The restaurant itself is beautifully laid out, with art deco-inspired soft lighting and plush seating which evokes a genuine sense of luxury. Even the bar seating is comfortable enough to spend several hours working your way through the cocktail menu without worrying about a stiff back.

Speaking of cocktails, it’s an inventive and novel list which is presented by the expert team. Luckily they’re happy to walk you through the combinations, from the armagnac-based and citrus-flecked ‘Pyréneées’ to the smoky old-fashioned-inspired ‘Martinique’.

Onto the food, and it’s a masterclass in using just the right amount of just the right ingredients. The sea bream carpaccio is a case in point – its delicate flavour enhanced by a lemon vinaigrette and lime zest which doesn’t overpower the taste, but accent it perfectly. It’s so fresh it could almost be used as a fishy palette-cleanser between other courses. 

At the other end of the spectrum when it comes to starters is the poached egg with caviar and smoked salmon. Overwhelmingly decadent, it’s still balanced enough that the heavy dollop of caviar feels like a necessary ingredient, rather than a flashy addition to an already perfect dish.
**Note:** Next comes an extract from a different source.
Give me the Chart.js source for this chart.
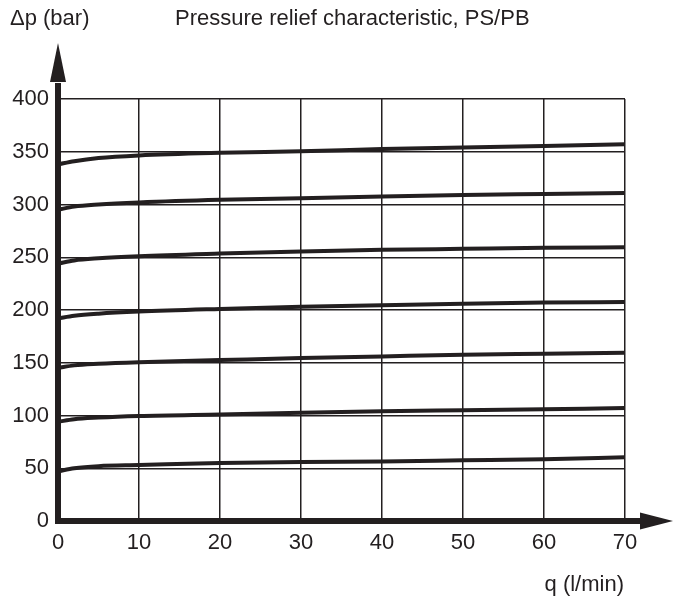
<!DOCTYPE html>
<html>
<head>
<meta charset="utf-8">
<script src="https://cdn.jsdelivr.net/npm/chart.js@4/dist/chart.umd.min.js"></script>
<style>
  html, body { margin: 0; padding: 0; background: #fff; }
  #wrap { width: 677px; height: 598px; }
</style>
</head>
<body>
<div id="wrap"><canvas id="reliefChart"></canvas></div>
<script>
// flow q (l/min) sample points
const flow = [0, 2, 5, 10, 20, 30, 40, 50, 60, 70];

// pressure drop (bar) for each setting
const curve350 = [338, 341, 344, 346.5, 349, 350.5, 352.5, 354, 355.5, 357];
const curve300 = [295, 298, 300, 302, 304.5, 306, 307.5, 309, 310, 311];
const curve250 = [244, 247, 249, 251, 253.5, 255.5, 257, 258, 259, 259.5];
const curve200 = [192, 194.5, 196.5, 198.5, 201, 203, 204.5, 206, 207, 207.5];
const curve150 = [145, 147.5, 149, 150.5, 152.5, 154.5, 156, 157.5, 158.5, 159.5];
const curve100 = [94, 96.5, 98, 99.5, 101, 102.5, 104, 105, 106, 107];
const curve50 = [47, 50, 52, 53, 55, 56, 56.5, 57.5, 58.5, 60.5];

const xTicks = [0, 10, 20, 30, 40, 50, 60, 70];
const yTicks = [0, 50, 100, 150, 200, 250, 300, 350, 400];

const ink = '#231f20';
const font = '"Liberation Sans", Arial, Helvetica, sans-serif';

function series(values) {
    return {
        data: flow.map((q, i) => ({ x: q, y: values[i] })),
        borderColor: ink,
        borderWidth: 4,
        pointRadius: 0,
        cubicInterpolationMode: 'monotone',
        fill: false
    };
}

// thick axes with arrow heads plus the axis captions
const axesPlugin = {
    id: 'arrowAxes',
    afterDraw(chart) {
        const ctx = chart.ctx;
        const area = chart.chartArea;
        const x0 = chart.scales.x.getPixelForValue(0);
        const y0 = chart.scales.y.getPixelForValue(0);

        ctx.save();
        ctx.strokeStyle = ink;
        ctx.fillStyle = ink;
        ctx.lineWidth = 6;
        ctx.lineCap = 'butt';

        ctx.beginPath();
        ctx.moveTo(x0, y0 + 3);
        ctx.lineTo(x0, area.top - 16);
        ctx.moveTo(x0 - 3, y0);
        ctx.lineTo(area.right + 16, y0);
        ctx.stroke();

        // y arrow
        ctx.beginPath();
        ctx.moveTo(x0, area.top - 56);
        ctx.lineTo(x0 - 8, area.top - 17);
        ctx.lineTo(x0 + 8, area.top - 17);
        ctx.closePath();
        ctx.fill();

        // x arrow
        ctx.beginPath();
        ctx.moveTo(area.right + 48, y0);
        ctx.lineTo(area.right + 15, y0 - 8.5);
        ctx.lineTo(area.right + 15, y0 + 8.5);
        ctx.closePath();
        ctx.fill();

        ctx.font = '22px ' + font;
        ctx.textBaseline = 'middle';
        ctx.textAlign = 'left';
        ctx.fillText('\u0394p (bar)', 10, 19);
        ctx.fillText('Pressure relief characteristic, PS/PB', 175, 19);

        ctx.textAlign = 'right';
        ctx.fillText('q (l/min)', 624, 585);
        ctx.restore();
    }
};

var canvas = document.getElementById('reliefChart');
var ctx = canvas.getContext('2d');

var reliefChart = new Chart(ctx, {
    type: 'line',
    data: {
        datasets: [curve350, curve300, curve250, curve200, curve150, curve100, curve50].map(series)
    },
    options: {
        responsive: true,
        maintainAspectRatio: false,
        animation: false,
        layout: {
            padding: { top: 99, right: 52, left: 0, bottom: 0 }
        },
        plugins: {
            legend: { display: false },
            tooltip: { enabled: false }
        },
        scales: {
            x: {
                type: 'linear',
                min: 0,
                max: 70,
                afterBuildTicks: scale => { scale.ticks = xTicks.map(v => ({ value: v })); },
                afterFit: scale => { scale.height = 77; },
                border: { display: false },
                grid: { color: ink, lineWidth: 1.5, drawTicks: false },
                ticks: {
                    color: ink,
                    padding: 9,
                    maxRotation: 0,
                    font: { family: font, size: 22 }
                }
            },
            y: {
                min: 0,
                max: 400,
                afterBuildTicks: scale => { scale.ticks = yTicks.map(v => ({ value: v })); },
                afterFit: scale => { scale.width = 58; },
                border: { display: false },
                grid: { color: ink, lineWidth: 1.5, drawTicks: false },
                ticks: {
                    color: ink,
                    padding: 9,
                    font: { family: font, size: 22 }
                }
            }
        }
    },
    plugins: [axesPlugin]
});
</script>
</body>
</html>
Main courses range from the eye-catchingly adventurous (caramelised black cod with coconut milk foam) to the tried and trusted classics (veal rib with seasonal veg). It’s a juggling act between the chefs flexing their culinary muscles, while still offering the classic French dishes that fans of Joël Robuchon expect. True to form, even the classics don’t take themselves too seriously – the grilled lobster is masterfully cooked and presented, but it’s not oversauced to the point where you can barely tell what you’re eating. 

Desserts are a similar mix between the old and the new. Lemon soufflé is light and fluffy, paired with an incredibly rich vanilla ice cream. ‘Le Chocolat’ is so over-the-top it could almost function as a meal by itself, but that didn’t stop us from polishing the whole thing off in record time.

Back to the original question – is it worth the money? The portions are a good size, the ambience is impeccable and the food and drinks are delicious, but the real stars at L’atelier Robuchon are the staff. Throughout the meal they were on hand to suggest dishes, explain ingredients and make each diner feel at home, all while remaining conversational and welcoming. A lot of people worry that the more expensive a restaurant, the less comfortable they’ll be, with stereotypes of superior waiting staff who will somehow find out they don’t ‘deserve’ to eat there. L’atelier Robuchon’s staff are the complete opposite, and the icing on top of an incredible evening.